Aren’t there people who are supposed to brief the President on important events? Do those people still have their jobs today? If so, why? Besides rushing out to comment on his own initiative, rather than waiting until the topic was raised by the press at a completely unrelated media event, wouldn’t a truly concerned President demand the resignation of the staffers who failed him so utterly that he had to learn about the worst scandal of his Presidency by watching TV or reading a newspaper?
Then we heard Attorney General Eric Holder claim the White House only learned about the Associated Press phone scandal by reading the newspapers:
When asked about the suspicious “lobbying” efforts of Health and Human Services Secretary Kathleen Sebelius to squeeze money for ObamaCare “education” from the same insurance companies she regulates, Holder replied, “I think you might be referring to what I only read about in the newspapers involving what HHS is doing with implementation of the Act. I don’t know whether or not… what funds are being used or whether that letter would apply to that effort. I just don’t know.” So he only learns about Administration misadventures by reading the newspapers, too.
And now the outgoing Acting IRS Commissioner, Steven Miller – who will remain on the job until the previously scheduled end of his temporary assignment in June, even though the President falsely portrayed him as sacked over the scandal – said in testimony before the House Ways and Means Committee that he learned crucial details about the case by reading them “in the newspaper.”
Good heavens, it seems as if an awful lot of high-ranking people in this Administration learn about their own departments from the papers and evening news broadcasts! And they’re totally out of the loop on everything. They live in a state of perpetual astonishment, picking up important information from the news only days before they have to give press conferences or testify before Congress.

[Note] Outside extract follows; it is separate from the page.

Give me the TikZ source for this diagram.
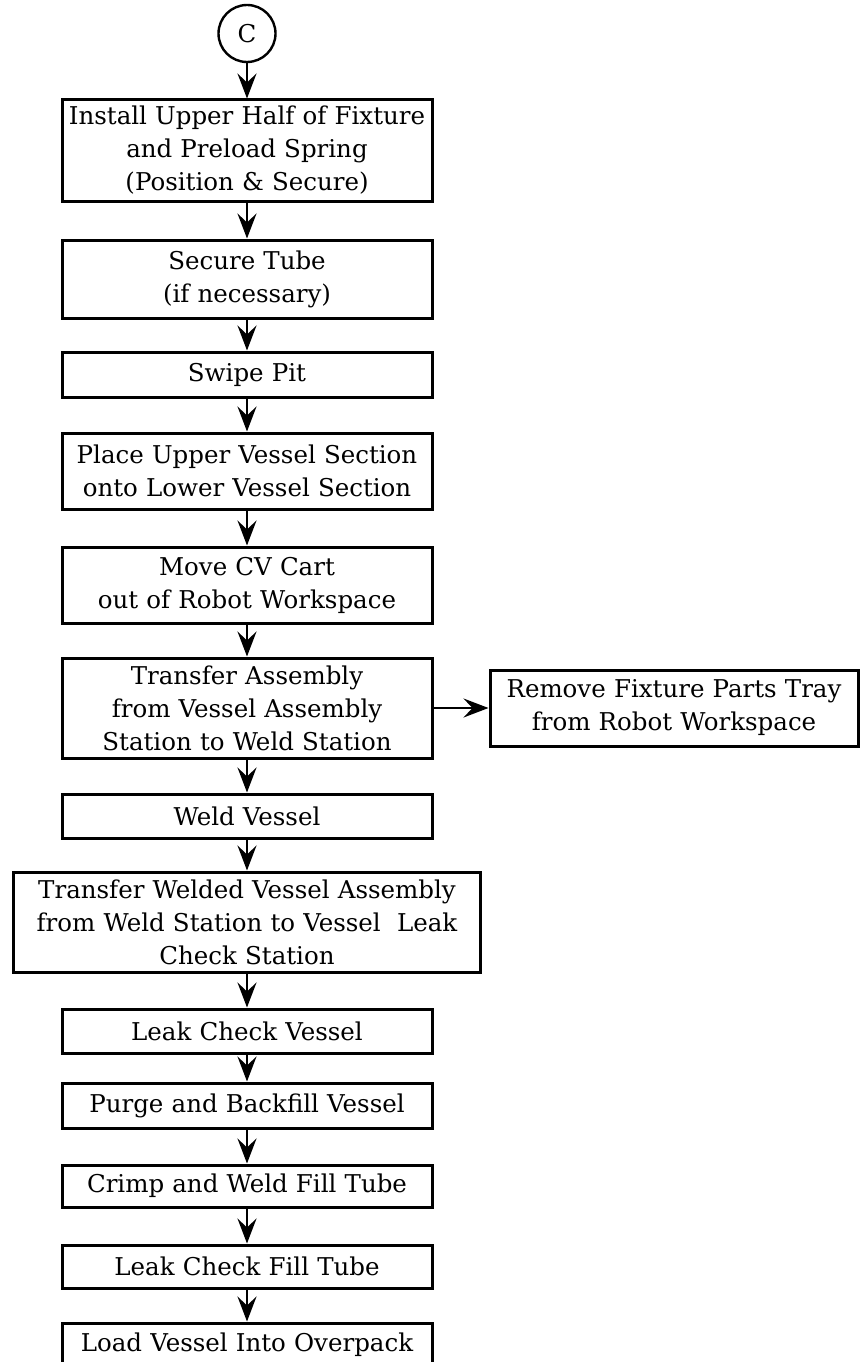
\documentclass[tikz,border=0pt]{standalone}
\usepackage{fontspec}
\setmainfont{DejaVu Serif}
\usepackage{tikz}
\usetikzlibrary{shapes,arrows.meta}
\tikzstyle{block} = [rectangle, draw, line width=3pt, text width=360pt, text centered,
    inner xsep=5pt, inner ysep=0pt, minimum height=44pt, font=\fontsize{24.5}{33}\selectfont]
\tikzstyle{wideblock} = [block, text width=457pt]
\tikzstyle{connector} = [circle, draw, line width=2.4pt, minimum size=57pt, inner sep=0pt,
    font=\fontsize{24.5}{33}\selectfont]
\tikzstyle{line} = [draw, line width=2.4pt, -{Stealth[length=25pt, width=19pt, inset=9pt]}]

\begin{document}
\begin{tikzpicture}[x=1pt, y=1pt, node distance=100pt, auto]
    \useasboundingbox (0,0) rectangle (860,-1362);
    \clip (0,0) rectangle (860,-1362);
    % Place nodes
    \node [connector] (conC) at (247,-33.5) {C};
    \node [block, below of=conC, node distance=117pt, minimum height=101pt] (upper) {Install Upper Half of Fixture\\ and Preload Spring\\ (Position \& Secure)};
    \node [block, below of=upper, node distance=128.5pt, minimum height=78pt] (tube) {Secure Tube\\ (if necessary)};
    \node [block, below of=tube, node distance=95.5pt, minimum height=45pt] (swipe) {Swipe Pit};
    \node [block, below of=swipe, node distance=96.5pt, minimum height=76pt] (place) {Place Upper Vessel Section\\ onto Lower Vessel Section};
    \node [block, below of=place, node distance=114pt, minimum height=76pt] (cart) {Move CV Cart\\ out of Robot Workspace};
    \node [block, below of=cart, node distance=123pt, minimum height=100pt] (transfer) {Transfer Assembly\\ from Vessel Assembly\\ Station to Weld Station};
    \node [block, right of=transfer, node distance=427pt, text width=358pt, minimum height=76pt] (tray) {Remove Fixture Parts Tray\\ from Robot Workspace};
    \node [block, below of=transfer, node distance=108pt, minimum height=44pt] (weld) {Weld Vessel};
    \node [wideblock, below of=weld, node distance=106pt, minimum height=100pt] (welded) {Transfer Welded Vessel Assembly\\ from Weld Station to Vessel\ \ Leak\\ Check Station};
    \node [block, below of=welded, node distance=109pt, minimum height=44pt] (leak) {Leak Check Vessel};
    \node [block, below of=leak, node distance=74.5pt, minimum height=45pt] (purge) {Purge and Backfill Vessel};
    \node [block, below of=purge, node distance=80.5pt, minimum height=42pt] (crimp) {Crimp and Weld Fill Tube};
    \node [block, below of=crimp, node distance=80.5pt, minimum height=43pt] (filltube) {Leak Check Fill Tube};
    \node [block, below of=filltube, node distance=78.5pt, minimum height=44pt] (load) {Load Vessel Into Overpack};
    % Draw edges
    \path [line] (conC) -- (upper);
    \path [line] (upper) -- (tube);
    \path [line] (tube) -- (swipe);
    \path [line] (swipe) -- (place);
    \path [line] (place) -- (cart);
    \path [line] (cart) -- (transfer);
    \path [line] (transfer) -- (tray);
    \path [line] (transfer) -- (weld);
    \path [line] (weld) -- (welded);
    \path [line] (welded) -- (leak);
    \path [line] (leak) -- (purge);
    \path [line] (purge) -- (crimp);
    \path [line] (crimp) -- (filltube);
    \path [line] (filltube) -- (load);
\end{tikzpicture}
\end{document}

Maybe that’s because Barack Obama relentlessly demonizes the only major media outlet that routinely reports on such things: Fox News. No sooner had he been sworn into his second term than he blasted the network as an obstacle against bipartisan compromise. “I think what we really have to do is change some of the incentive structures so that people feel liberated to pursue some common ground,” said the President. “One of the biggest factors is going to be how the media shapes debates. If a Republican member of Congress is not punished on Fox News or by Rush Limbaugh for working with a Democrat on a bill of common interest, then you’ll see more of them doing it.”
He’s described them as a “television station entirely devoted to attacking my Administration.” When his spokesman Jay Carney was asked earlier this week why Obama hadn’t spoken with the Attorney General about the AP phone scandal, Carney sneered, “Imagine the story on Fox if that happened.”

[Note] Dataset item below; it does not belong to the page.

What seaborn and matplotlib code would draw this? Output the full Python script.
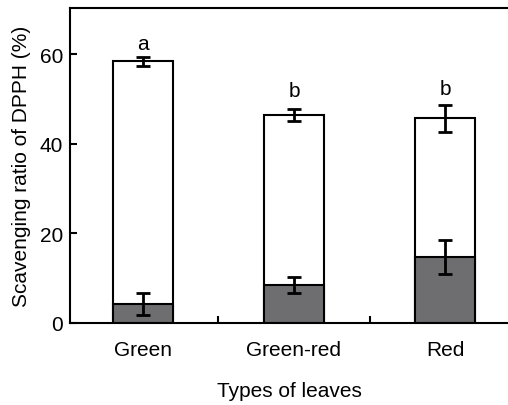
import numpy as np
import pandas as pd
import matplotlib
matplotlib.use('Agg')
import matplotlib.pyplot as plt
import seaborn as sns

# Data
leaf_types = ['Green', 'Green-red', 'Red']
total_ratio = [58.4, 46.4, 45.7]
total_err = [1.0, 1.3, 3.0]
part_ratio = [4.2, 8.5, 14.8]
part_err = [2.4, 1.8, 3.8]
letters = ['a', 'b', 'b']
letter_y = [62.4, 51.8, 52.4]

df = pd.DataFrame({'type': leaf_types, 'total': total_ratio, 'part': part_ratio})

sns.set_style('ticks', {'axes.edgecolor': 'black', 'text.color': 'black',
                        'axes.labelcolor': 'black', 'xtick.color': 'black',
                        'ytick.color': 'black'})
plt.rcParams['font.family'] = ['Liberation Sans', 'DejaVu Sans']
fs = 15

fig = plt.figure(figsize=(5.08, 4.06), dpi=100)
ax = fig.add_axes([70 / 508, 82 / 406, 1 - 70 / 508, 315 / 406])

sns.barplot(data=df, x='type', y='total', color='white', edgecolor='black',
            linewidth=1.5, width=0.4, saturation=1, ax=ax)
sns.barplot(data=df, x='type', y='part', color='#6e6e70', edgecolor='black',
            linewidth=1.5, width=0.4, saturation=1, ax=ax)

pos = np.arange(len(leaf_types))
ax.errorbar(pos, total_ratio, yerr=total_err, fmt='none', ecolor='black',
            elinewidth=2, capsize=4.7, capthick=2, zorder=5)
ax.errorbar(pos, part_ratio, yerr=part_err, fmt='none', ecolor='black',
            elinewidth=2, capsize=4.7, capthick=2, zorder=5)

for x, y, s in zip(pos, letter_y, letters):
    ax.text(x, y, s, ha='center', va='center', fontsize=fs, color='black')

ax.set_xlim(-0.483, 2.417)
ax.set_ylim(0, 70.3)
ax.set_yticks([0, 20, 40, 60])
ax.set_xticks([0.5, 1.5])
ax.set_xticklabels(['', ''])
ax.set_xticks(pos, minor=True)
ax.set_xticklabels(leaf_types, minor=True)
ax.tick_params(axis='x', which='major', direction='in', length=5, width=1.5)
ax.tick_params(axis='x', which='minor', length=0, pad=12, labelsize=fs)
ax.tick_params(axis='y', direction='in', length=5, width=1.5, pad=5, labelsize=fs)

for side in ['left', 'top', 'bottom']:
    ax.spines[side].set_linewidth(1.5)
ax.spines['right'].set_visible(False)

ax.set_xlabel('Types of leaves', fontsize=fs, labelpad=16)
ax.set_ylabel('Scavenging ratio of DPPH (%)', fontsize=fs, labelpad=6)

fig.savefig('out.png', dpi=100)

As far back as 2009, the Obama Administration described Fox News as a “wing of the Republican Party.” Then-White House communications director Anita Dunn said of Fox, “They take their talking points, put them on the air, take the opposition research, put them on the air. And that’s fine. But let’s not pretend they’re a news network the way CNN is.”
Here’s a twofer from 2009, where Obama attacked both Fox News and the Tea Party: “So, when you see – those of you who are watching certain news channels that on which I’m not very popular and you see folks waving tea bags around, let me just remind them that I am happy to have a serious conversation about how we are going to cut our health care costs down over the long term, how we are going to stabilize Social Security.”
Gosh, I wonder where the IRS ever got the idea to persecute those “folks waving tea bags around?”
There are plenty more examples. Obama and his top people whine about Fox News incessantly. But if they were watching Fox instead of the Obama-approved networks that work so hard to bury stories inconvenient to President Boyfriend, maybe these buffoons would know more about the Administration’s failures, and sooner.